The morphologies and optical properties of three-dimensional GaN nano-cone arrays

Abstract

Three-dimensional (3D) GaN nanostructures with well-aligned nano-cones have been prepared via a laser interference lithography + inductively coupled plasma (ICP) etching method. The effect of radio-frequency (RF) power and KOH solution etching on morphologies and optical properties of the GaN nano-cones has been studied by scanning electron microscopy, energy dispersive spectroscopy, room-temperature and low-temperature photoluminescence (PL) measurements.
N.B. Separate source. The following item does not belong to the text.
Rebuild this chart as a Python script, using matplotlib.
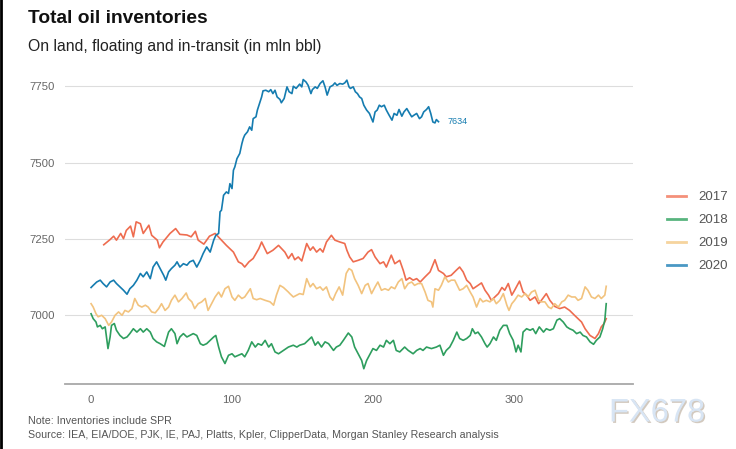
import matplotlib
matplotlib.use("Agg")
import matplotlib.pyplot as plt
import matplotlib.patheffects as pe
from matplotlib.lines import Line2D

plt.rcParams['font.family'] = ['Liberation Sans', 'DejaVu Sans']

# ---------------- data (day of year, mln bbl) ----------------
days_2017 = [9, 13.5, 16, 18, 21, 23, 25, 28, 30, 32, 35, 37, 41, 43, 47, 48.5, 51, 56, 60, 63, 68, 71, 74, 76, 80,
             82, 84, 88, 91.5, 96, 101, 104.5, 107, 109, 112, 115, 119, 121, 125, 129, 133,
             137.5, 140, 142.5, 144.5, 147, 149.5, 153, 155.5, 157.5, 160, 162.5, 164.5, 167, 170.5, 173, 176.5, 180,
             181.5, 183.5, 186, 189.5, 193, 196.5, 199, 201.5, 205, 207.5, 209.5, 213, 215.5, 219, 221.5, 223.5, 226,
             228.5, 231, 233.5, 237, 240.5, 244, 246.5, 250, 252, 255.5, 259,
             261.5, 264, 266.5, 269, 271, 274.5, 277, 279.5, 282, 284, 286.5, 289, 291.5, 293.5, 296, 298.5, 300.5,
             304, 306.5, 309, 311.5, 315, 317.5, 319.5, 323, 325.5, 329, 332.5, 336, 339.5, 343, 345.5, 348, 350.5,
             354, 357.5, 360, 362, 364, 365.5]
vals_2017 = [7231, 7248, 7259, 7246, 7268, 7251, 7278, 7292, 7257, 7306, 7300, 7268, 7295, 7262, 7246, 7221, 7240,
             7268, 7284, 7265, 7263, 7257, 7275, 7246, 7233, 7246, 7259, 7268, 7251, 7229, 7207, 7175, 7169, 7158,
             7175, 7186, 7218, 7240, 7202, 7213, 7229,
             7207, 7186, 7202, 7182, 7191, 7178, 7235, 7213, 7224, 7207, 7218, 7207, 7240, 7262, 7246, 7240, 7235,
             7213, 7191, 7175, 7180, 7186, 7207, 7215, 7191, 7169, 7175, 7158, 7197, 7169, 7180, 7147, 7115, 7123,
             7115, 7120, 7109, 7126, 7142, 7182, 7147, 7137, 7126, 7131, 7147,
             7158, 7142, 7115, 7104, 7087, 7098, 7106, 7082, 7066, 7049, 7060, 7071, 7091, 7082, 7104, 7066, 7082,
             7112, 7076, 7066, 7049, 7060, 7038, 7049, 7071, 7049, 7029, 7022, 7027, 7016, 7000, 6989, 6978, 6956,
             6934, 6924, 6940, 6962, 6973, 6989]

days_2018 = [0, 1.5, 3.5, 4.5, 6.5, 8, 10, 12, 13.5, 14.5, 16.5, 18, 20.5, 23, 25.5, 27.5, 30, 32.5, 35, 37,
             39.5, 42, 44, 46.5, 49, 52, 55, 57, 59.5, 61, 63, 65.5, 68, 70, 72.5, 75, 77.5, 79.5, 82, 84.5,
             87, 88.5, 90.5, 92.5, 95, 97.5, 100, 102, 104.5, 107, 109, 111.5, 114, 116.5, 118.5, 121, 123.5, 126,
             128, 130.5, 133, 136.5, 140,
             143.5, 146, 148, 151.5, 154, 156.5, 159, 161, 163.5, 166, 168.5, 172, 174, 176.5, 179, 182.5, 185, 187,
             189.5, 192, 193.5, 195.5, 198, 200, 202.5, 205, 207.5, 209.5, 212, 214.5, 216.5, 219, 222.5, 225,
             228.5, 231, 233.5, 235.5, 238, 241.5, 245, 247.5, 250, 252, 254.5, 257, 259.5,
             261.5, 264, 266.5, 269, 270.5, 272.5, 274.5, 277, 279.5, 281, 283, 285.5, 287.5, 290, 292.5, 295, 297,
             299.5, 301.5, 303, 305, 306.5, 309, 311.5, 313.5, 315.5, 318, 321, 323, 325.5, 328, 330.5, 332.5, 335,
             337.5, 339.5, 342, 344.5, 347, 349, 351.5, 354, 356.5, 358.5, 361, 363, 364.5, 365.5]
vals_2018 = [7005, 6989, 6978, 6962, 6967, 6956, 6962, 6891, 6929, 6967, 6973, 6951, 6934, 6924, 6929, 6940, 6956,
             6945, 6956, 6945, 6956, 6945, 6924, 6913, 6907, 6898, 6945, 6956, 6940, 6907, 6929, 6940, 6929, 6934,
             6940, 6934, 6907, 6902, 6907, 6918, 6929, 6934, 6896, 6864, 6842, 6869, 6874, 6864, 6869, 6874, 6864,
             6885, 6913, 6896, 6907, 6902, 6918, 6896, 6907, 6880, 6874, 6885, 6896,
             6902, 6896, 6902, 6907, 6918, 6929, 6902, 6913, 6896, 6913, 6907, 6885, 6896, 6902, 6918, 6942, 6929,
             6896, 6874, 6852, 6825, 6852, 6874, 6891, 6885, 6902, 6896, 6918, 6907, 6918, 6885, 6880, 6896, 6885,
             6874, 6885, 6891, 6885, 6896, 6891, 6896, 6902, 6869, 6885, 6896, 6918, 6945,
             6924, 6918, 6924, 6934, 6956, 6940, 6945, 6929, 6907, 6896, 6907, 6929, 6918, 6951, 6967, 6967, 6940,
             6918, 6880, 6902, 6880, 6945, 6956, 6951, 6956, 6940, 6962, 6945, 6956, 6951, 6956, 6984, 6989, 6978,
             6962, 6956, 6951, 6940, 6945, 6934, 6929, 6913, 6905, 6918, 6929, 6956, 6984, 7038]

days_2019 = [0, 1.5, 3.5, 5, 7.5, 10, 12.5, 14.5, 17, 19.5, 22, 24, 26.5, 29, 31, 33.5, 36, 38.5, 40.5, 43,
             45.5, 48, 50, 52.5, 55, 57, 59.5, 62, 64.5, 67.5, 69, 71.5, 73.5, 76, 78.5, 81, 83, 85.5, 88, 90.5,
             92.5, 95, 97.5, 100, 102, 104.5, 107, 109, 113, 115, 117.5, 120, 123.5, 127, 129.5, 131.5, 134, 136.5, 140,
             141, 143.5, 146, 148, 150.5, 153, 155.5, 157.5, 160, 162.5, 164.5, 167, 169.5, 171.5, 173.5, 176, 178.5,
             181, 183, 185, 187, 189.5, 192, 194.5, 196.5, 199, 201.5, 203.5, 206, 208.5, 211, 213, 215.5, 218,
             220.5, 222.5, 225, 227.5, 229.5, 232, 234.5, 237, 239, 241.5, 242.5, 244, 246.5, 248.5, 251, 253.5,
             255.5, 258,
             261.5, 264, 266.5, 269, 271, 273.5, 276, 278, 280.5, 283, 285.5, 287.5, 290, 292.5, 295, 296.5, 298.5,
             300.5, 303, 305.5, 308, 310, 312.5, 315, 317.5, 319.5, 322, 324.5, 326.5, 329, 331.5, 334, 336, 338.5,
             341, 343.5, 345.5, 348, 350.5, 352.5, 355, 357.5, 360, 362, 364.5, 365.5]
vals_2019 = [7038, 7027, 7005, 6995, 7000, 6989, 6967, 6978, 7000, 7011, 7000, 7016, 7011, 7022, 7055, 7033, 7027,
             7033, 7027, 7011, 7008, 7022, 7038, 7016, 7027, 7049, 7066, 7044, 7055, 7073, 7055, 7044, 7022, 7038,
             7044, 7055, 7016, 7038, 7060, 7076, 7060, 7087, 7095, 7060, 7049, 7066, 7055, 7060, 7087, 7055, 7051,
             7055, 7049, 7044, 7033, 7066, 7098, 7091, 7076,
             7071, 7060, 7066, 7071, 7068, 7120, 7093, 7104, 7087, 7093, 7082, 7093, 7060, 7049, 7071, 7093, 7066,
             7137, 7153, 7147, 7120, 7098, 7071, 7098, 7104, 7071, 7093, 7109, 7082, 7087, 7082, 7093, 7087, 7109,
             7120, 7087, 7104, 7109, 7098, 7104, 7104, 7076, 7049, 7044, 7027, 7087, 7082, 7098, 7126, 7109, 7115,
             7115,
             7082, 7087, 7098, 7076, 7060, 7027, 7055, 7044, 7049, 7044, 7055, 7038, 7049, 7071, 7033, 7016, 7038,
             7049, 7066, 7060, 7071, 7060, 7076, 7082, 7049, 7044, 7044, 7027, 7022, 7038, 7027, 7044, 7049, 7066,
             7060, 7060, 7049, 7055, 7093, 7082, 7060, 7055, 7066, 7055, 7066, 7095]

days_2020 = [0, 1.5, 4, 6.5, 8.5, 11, 13.5, 16, 18, 20.5, 23, 25.5, 27.5, 30, 32.5, 35, 37, 39.5, 42, 44,
             46.5, 49, 51.5, 53, 55, 57, 59.5, 61, 63, 65.5, 68, 70, 72.5, 75, 77.5, 79.5, 82, 84.5, 87,
             88.5, 90.5, 91.5, 92.5, 94, 96, 97.5, 98.5, 100, 101, 102, 103.5,
             105.5, 107, 108, 109, 111, 112.5, 114, 115, 117, 118, 119.5, 121, 122, 124, 126, 127.5, 129, 130.5,
             132, 134, 135, 137, 139, 140.5, 142.5, 143.5, 145.5, 148, 149.5, 150.5, 152.5, 154, 156, 157, 159,
             160.5, 162.5, 164.5, 166, 167.5, 169.5, 171.5, 173, 174.5, 176.5, 178.5, 180, 181.5, 183, 184, 186,
             187.5, 189, 190.5, 192, 193.5, 195.5, 197.5, 198.5, 200, 201.5, 203, 204.5, 206, 208, 209.5, 211.5,
             213.5, 215, 217, 218.5, 220.5, 222, 224, 226, 227.5, 229, 231, 233, 234.5, 236, 238, 239.5, 241,
             242.5, 244, 245, 246.5]
vals_2020 = [7091, 7098, 7109, 7115, 7104, 7093, 7109, 7115, 7104, 7093, 7082, 7069, 7087, 7098, 7115, 7137, 7126,
             7142, 7120, 7158, 7175, 7153, 7131, 7115, 7142, 7153, 7164, 7175, 7158, 7169, 7164, 7175, 7180, 7158,
             7180, 7202, 7224, 7207, 7246,
             7262, 7268, 7339, 7344, 7393, 7404, 7399, 7431, 7415, 7475, 7486, 7513,
             7530, 7562, 7579, 7590, 7601, 7617, 7606, 7644, 7650, 7672, 7693, 7715, 7735, 7737, 7732, 7739, 7726,
             7737, 7715, 7707, 7696, 7710, 7748, 7732, 7726, 7750, 7743, 7757, 7748, 7772, 7764, 7753, 7726, 7739,
             7748, 7743, 7759, 7768, 7748, 7721, 7748, 7753, 7761, 7753, 7759, 7757, 7761, 7770, 7748, 7743, 7748,
             7732, 7726, 7715, 7710, 7688, 7672, 7661, 7650, 7633, 7666, 7672, 7688, 7683, 7688, 7672, 7655, 7639,
             7661, 7655, 7674, 7652, 7666, 7677, 7661, 7650, 7655, 7661, 7644, 7650, 7666, 7674, 7683, 7661, 7633,
             7630, 7641, 7634]

series_labels = ["2017", "2018", "2019", "2020"]
x_ticks = [0, 100, 200, 300]
y_ticks = [7000, 7250, 7500, 7750]

colors = ["#EE6C4F", "#2E9E5E", "#F2C37E", "#157CB0"]
legend_colors = ["#F4907A", "#58B47E", "#F6D49E", "#4A98C4"]

W, H = 736, 449
fig = plt.figure(figsize=(W / 100, H / 100), dpi=100)
fig.patch.set_facecolor("white")

ax_l, ax_r, ax_b, ax_t = 65, 633, 384, 71
ax = fig.add_axes([ax_l / W, 1 - ax_b / H, (ax_r - ax_l) / W, (ax_b - ax_t) / H])

all_days = [days_2017, days_2018, days_2019, days_2020]
all_vals = [vals_2017, vals_2018, vals_2019, vals_2020]
for d, v, c, lab in zip(all_days, all_vals, colors, series_labels):
    ax.plot(d, v, color=c, lw=1.2, label=lab, zorder=3, solid_joinstyle="round")

ax.set_xlim(-18.5, 384.5)
ax.set_ylim(6775, 7800)
ax.set_xticks(x_ticks)
ax.set_yticks(y_ticks)
ax.set_xticklabels([str(t) for t in x_ticks])
ax.set_yticklabels([str(t) for t in y_ticks])
ax.tick_params(axis="both", length=0, labelsize=8.2, labelcolor="#666666")
ax.tick_params(axis="y", pad=7.5)
ax.tick_params(axis="x", pad=8)
ax.grid(axis="y", color="#DDDDDD", lw=0.8, zorder=0)
ax.grid(axis="x", visible=False)
for s in ["top", "right", "left"]:
    ax.spines[s].set_visible(False)
ax.spines["bottom"].set_color("#A8A8A8")
ax.spines["bottom"].set_linewidth(1.3)
ax.set_facecolor("white")

# end label for 2020
ax.annotate(f"{vals_2020[-1]}", xy=(days_2020[-1], vals_2020[-1]), xytext=(6.5, 0),
            textcoords="offset points", va="center", ha="left", fontsize=6.5, color=colors[3])

# legend
handles = [Line2D([0], [0], color=c, lw=2) for c in legend_colors]
fig.legend(handles, series_labels, loc="upper left", bbox_to_anchor=(667 / W, 1 - 191 / H),
           frameon=False, fontsize=9.5, labelcolor="#555555", handlelength=1.45, handletextpad=0.95,
           labelspacing=0.82, borderpad=0, borderaxespad=0)

# titles
fig.text(28 / W, 1 - 18.5 / H, "Total oil inventories", fontsize=13.8, fontweight="bold",
         ha="left", va="center", color="#111111")
fig.text(28 / W, 1 - 46 / H, "On land, floating and in-transit (in mln bbl)", fontsize=11.3,
         ha="left", va="center", color="#222222")

# notes
fig.text(28 / W, 1 - 421 / H, "Note: Inventories include SPR", fontsize=7.7,
         ha="left", va="center", color="#555555")
fig.text(28 / W, 1 - 435 / H,
         "Source: IEA, EIA/DOE, PJK, IE, PAJ, Platts, Kpler, ClipperData, Morgan Stanley Research analysis",
         fontsize=7.7, ha="left", va="center", color="#555555")

# watermark
wm = fig.text(609 / W, 1 - 413 / H, "FX678", fontsize=23.5, ha="left", va="center",
              color="#D8E5F4")
wm.set_path_effects([pe.withSimplePatchShadow(offset=(1, -1), shadow_rgbFace="#B5A594", alpha=0.6)])

# left border
fig.add_artist(Line2D([0.001, 0.001], [0, 1], transform=fig.transFigure, color="black", lw=2))

fig.savefig("out.png", dpi=100)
Our results show that the sidewall obliquity of GaN nano-cones increases from 63° to 80° with the increase of RF power from 60 W to 120 W, while their height and PL intensity peak at the RF power of 80 W. At 10 K, the excitonic interband Γ^V₉–Γ^C₇ and Γ^V₇ (upper band)–Γ^C₇ transitions were clearly observed for the GaN nano-cones, which were found to be 3.487 eV and 3.493 eV, respectively. After etching with KOH solution the nano-cones' surface was obviously roughened and their PL intensity increased by around 60%, although their internal quantum efficiency determined by low-temperature PL measurement was only increased by 6%. The enhanced PL intensity could be mainly ascribed to the improved light extraction efficiency and/or light absorption efficiency. It is expected that the 3D GaN nanostructures prepared in the work can offer a new growth template candidate for the fabrication of GaN based nanoLEDs.